INSTRUCTION: The listing below should be copied in full, word for word.

** start PROVIDED DATA **

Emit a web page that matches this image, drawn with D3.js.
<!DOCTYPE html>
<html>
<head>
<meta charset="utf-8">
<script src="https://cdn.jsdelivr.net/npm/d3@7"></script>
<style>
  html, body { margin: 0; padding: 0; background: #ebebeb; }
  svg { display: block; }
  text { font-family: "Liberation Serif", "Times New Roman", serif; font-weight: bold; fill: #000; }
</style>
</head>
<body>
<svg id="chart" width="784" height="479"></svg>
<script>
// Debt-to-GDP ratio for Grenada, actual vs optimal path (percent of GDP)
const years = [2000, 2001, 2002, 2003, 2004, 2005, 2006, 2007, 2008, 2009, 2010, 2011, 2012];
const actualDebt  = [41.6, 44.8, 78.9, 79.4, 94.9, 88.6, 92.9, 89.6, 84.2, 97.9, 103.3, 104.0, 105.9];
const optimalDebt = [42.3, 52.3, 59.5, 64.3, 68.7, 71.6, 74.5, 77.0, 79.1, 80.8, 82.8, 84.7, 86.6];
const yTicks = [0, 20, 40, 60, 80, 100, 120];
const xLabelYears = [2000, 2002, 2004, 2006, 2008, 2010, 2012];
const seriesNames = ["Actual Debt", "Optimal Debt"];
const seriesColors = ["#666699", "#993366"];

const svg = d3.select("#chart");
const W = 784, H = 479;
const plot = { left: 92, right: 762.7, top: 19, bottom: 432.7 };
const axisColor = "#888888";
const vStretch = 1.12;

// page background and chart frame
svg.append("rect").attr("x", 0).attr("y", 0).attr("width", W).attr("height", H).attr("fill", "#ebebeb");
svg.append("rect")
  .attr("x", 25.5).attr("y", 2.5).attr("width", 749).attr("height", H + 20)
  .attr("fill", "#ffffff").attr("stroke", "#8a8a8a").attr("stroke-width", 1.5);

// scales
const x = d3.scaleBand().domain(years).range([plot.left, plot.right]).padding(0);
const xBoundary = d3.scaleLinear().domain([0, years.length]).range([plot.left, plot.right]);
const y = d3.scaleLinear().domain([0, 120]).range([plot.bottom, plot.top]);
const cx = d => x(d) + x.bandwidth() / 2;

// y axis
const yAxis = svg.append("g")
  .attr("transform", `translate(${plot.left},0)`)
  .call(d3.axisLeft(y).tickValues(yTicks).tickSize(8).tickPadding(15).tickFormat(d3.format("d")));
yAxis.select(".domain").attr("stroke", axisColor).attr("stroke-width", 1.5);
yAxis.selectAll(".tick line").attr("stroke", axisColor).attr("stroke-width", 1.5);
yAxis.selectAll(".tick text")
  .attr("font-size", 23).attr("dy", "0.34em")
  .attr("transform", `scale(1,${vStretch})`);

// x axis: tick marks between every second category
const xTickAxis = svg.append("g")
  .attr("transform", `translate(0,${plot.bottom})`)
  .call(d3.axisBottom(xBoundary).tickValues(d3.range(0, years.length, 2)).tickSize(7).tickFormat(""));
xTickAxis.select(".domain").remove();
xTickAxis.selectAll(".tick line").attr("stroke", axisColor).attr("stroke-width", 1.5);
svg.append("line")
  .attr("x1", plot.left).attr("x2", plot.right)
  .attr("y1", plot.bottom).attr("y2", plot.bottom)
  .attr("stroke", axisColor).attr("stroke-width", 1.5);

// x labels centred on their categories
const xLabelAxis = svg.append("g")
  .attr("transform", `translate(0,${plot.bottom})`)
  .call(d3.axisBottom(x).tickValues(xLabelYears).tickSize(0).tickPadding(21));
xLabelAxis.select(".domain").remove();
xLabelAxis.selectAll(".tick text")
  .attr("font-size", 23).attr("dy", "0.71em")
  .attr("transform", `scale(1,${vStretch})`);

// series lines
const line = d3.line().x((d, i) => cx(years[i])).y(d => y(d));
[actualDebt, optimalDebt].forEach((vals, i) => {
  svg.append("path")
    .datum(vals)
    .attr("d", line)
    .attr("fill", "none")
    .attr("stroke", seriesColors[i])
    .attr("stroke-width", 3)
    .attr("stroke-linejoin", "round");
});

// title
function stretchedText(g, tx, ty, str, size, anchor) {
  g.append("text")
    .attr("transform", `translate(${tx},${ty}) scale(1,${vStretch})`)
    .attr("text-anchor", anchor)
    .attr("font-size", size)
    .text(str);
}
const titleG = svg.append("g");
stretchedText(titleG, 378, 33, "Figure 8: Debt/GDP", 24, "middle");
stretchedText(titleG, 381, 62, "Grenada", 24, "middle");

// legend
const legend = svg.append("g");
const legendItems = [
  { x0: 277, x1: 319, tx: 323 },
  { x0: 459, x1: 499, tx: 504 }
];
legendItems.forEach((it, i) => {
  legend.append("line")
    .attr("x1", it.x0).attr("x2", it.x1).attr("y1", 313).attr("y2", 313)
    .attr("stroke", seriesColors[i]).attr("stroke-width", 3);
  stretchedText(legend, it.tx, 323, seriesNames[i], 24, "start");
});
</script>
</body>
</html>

** end PROVIDED DATA **

OUTPUT OF THE TASK:
Emit a web page that matches this image, drawn with D3.js.
<!DOCTYPE html>
<html>
<head>
<meta charset="utf-8">
<script src="https://cdn.jsdelivr.net/npm/d3@7"></script>
<style>
  html, body { margin: 0; padding: 0; background: #ebebeb; }
  svg { display: block; }
  text { font-family: "Liberation Serif", "Times New Roman", serif; font-weight: bold; fill: #000; }
</style>
</head>
<body>
<svg id="chart" width="784" height="479"></svg>
<script>
// Debt-to-GDP ratio for Grenada, actual vs optimal path (percent of GDP)
const years = [2000, 2001, 2002, 2003, 2004, 2005, 2006, 2007, 2008, 2009, 2010, 2011, 2012];
const actualDebt  = [41.6, 44.8, 78.9, 79.4, 94.9, 88.6, 92.9, 89.6, 84.2, 97.9, 103.3, 104.0, 105.9];
const optimalDebt = [42.3, 52.3, 59.5, 64.3, 68.7, 71.6, 74.5, 77.0, 79.1, 80.8, 82.8, 84.7, 86.6];
const yTicks = [0, 20, 40, 60, 80, 100, 120];
const xLabelYears = [2000, 2002, 2004, 2006, 2008, 2010, 2012];
const seriesNames = ["Actual Debt", "Optimal Debt"];
const seriesColors = ["#666699", "#993366"];

const svg = d3.select("#chart");
const W = 784, H = 479;
const plot = { left: 92, right: 762.7, top: 19, bottom: 432.7 };
const axisColor = "#888888";
const vStretch = 1.12;

// page background and chart frame
svg.append("rect").attr("x", 0).attr("y", 0).attr("width", W).attr("height", H).attr("fill", "#ebebeb");
svg.append("rect")
  .attr("x", 25.5).attr("y", 2.5).attr("width", 749).attr("height", H + 20)
  .attr("fill", "#ffffff").attr("stroke", "#8a8a8a").attr("stroke-width", 1.5);

// scales
const x = d3.scaleBand().domain(years).range([plot.left, plot.right]).padding(0);
const xBoundary = d3.scaleLinear().domain([0, years.length]).range([plot.left, plot.right]);
const y = d3.scaleLinear().domain([0, 120]).range([plot.bottom, plot.top]);
const cx = d => x(d) + x.bandwidth() / 2;

// y axis
const yAxis = svg.append("g")
  .attr("transform", `translate(${plot.left},0)`)
  .call(d3.axisLeft(y).tickValues(yTicks).tickSize(8).tickPadding(15).tickFormat(d3.format("d")));
yAxis.select(".domain").attr("stroke", axisColor).attr("stroke-width", 1.5);
yAxis.selectAll(".tick line").attr("stroke", axisColor).attr("stroke-width", 1.5);
yAxis.selectAll(".tick text")
  .attr("font-size", 23).attr("dy", "0.34em")
  .attr("transform", `scale(1,${vStretch})`);

// x axis: tick marks between every second category
const xTickAxis = svg.append("g")
  .attr("transform", `translate(0,${plot.bottom})`)
  .call(d3.axisBottom(xBoundary).tickValues(d3.range(0, years.length, 2)).tickSize(7).tickFormat(""));
xTickAxis.select(".domain").remove();
xTickAxis.selectAll(".tick line").attr("stroke", axisColor).attr("stroke-width", 1.5);
svg.append("line")
  .attr("x1", plot.left).attr("x2", plot.right)
  .attr("y1", plot.bottom).attr("y2", plot.bottom)
  .attr("stroke", axisColor).attr("stroke-width", 1.5);

// x labels centred on their categories
const xLabelAxis = svg.append("g")
  .attr("transform", `translate(0,${plot.bottom})`)
  .call(d3.axisBottom(x).tickValues(xLabelYears).tickSize(0).tickPadding(21));
xLabelAxis.select(".domain").remove();
xLabelAxis.selectAll(".tick text")
  .attr("font-size", 23).attr("dy", "0.71em")
  .attr("transform", `scale(1,${vStretch})`);

// series lines
const line = d3.line().x((d, i) => cx(years[i])).y(d => y(d));
[actualDebt, optimalDebt].forEach((vals, i) => {
  svg.append("path")
    .datum(vals)
    .attr("d", line)
    .attr("fill", "none")
    .attr("stroke", seriesColors[i])
    .attr("stroke-width", 3)
    .attr("stroke-linejoin", "round");
});

// title
function stretchedText(g, tx, ty, str, size, anchor) {
  g.append("text")
    .attr("transform", `translate(${tx},${ty}) scale(1,${vStretch})`)
    .attr("text-anchor", anchor)
    .attr("font-size", size)
    .text(str);
}
const titleG = svg.append("g");
stretchedText(titleG, 378, 33, "Figure 8: Debt/GDP", 24, "middle");
stretchedText(titleG, 381, 62, "Grenada", 24, "middle");

// legend
const legend = svg.append("g");
const legendItems = [
  { x0: 277, x1: 319, tx: 323 },
  { x0: 459, x1: 499, tx: 504 }
];
legendItems.forEach((it, i) => {
  legend.append("line")
    .attr("x1", it.x0).attr("x2", it.x1).attr("y1", 313).attr("y2", 313)
    .attr("stroke", seriesColors[i]).attr("stroke-width", 3);
  stretchedText(legend, it.tx, 323, seriesNames[i], 24, "start");
});
</script>
</body>
</html>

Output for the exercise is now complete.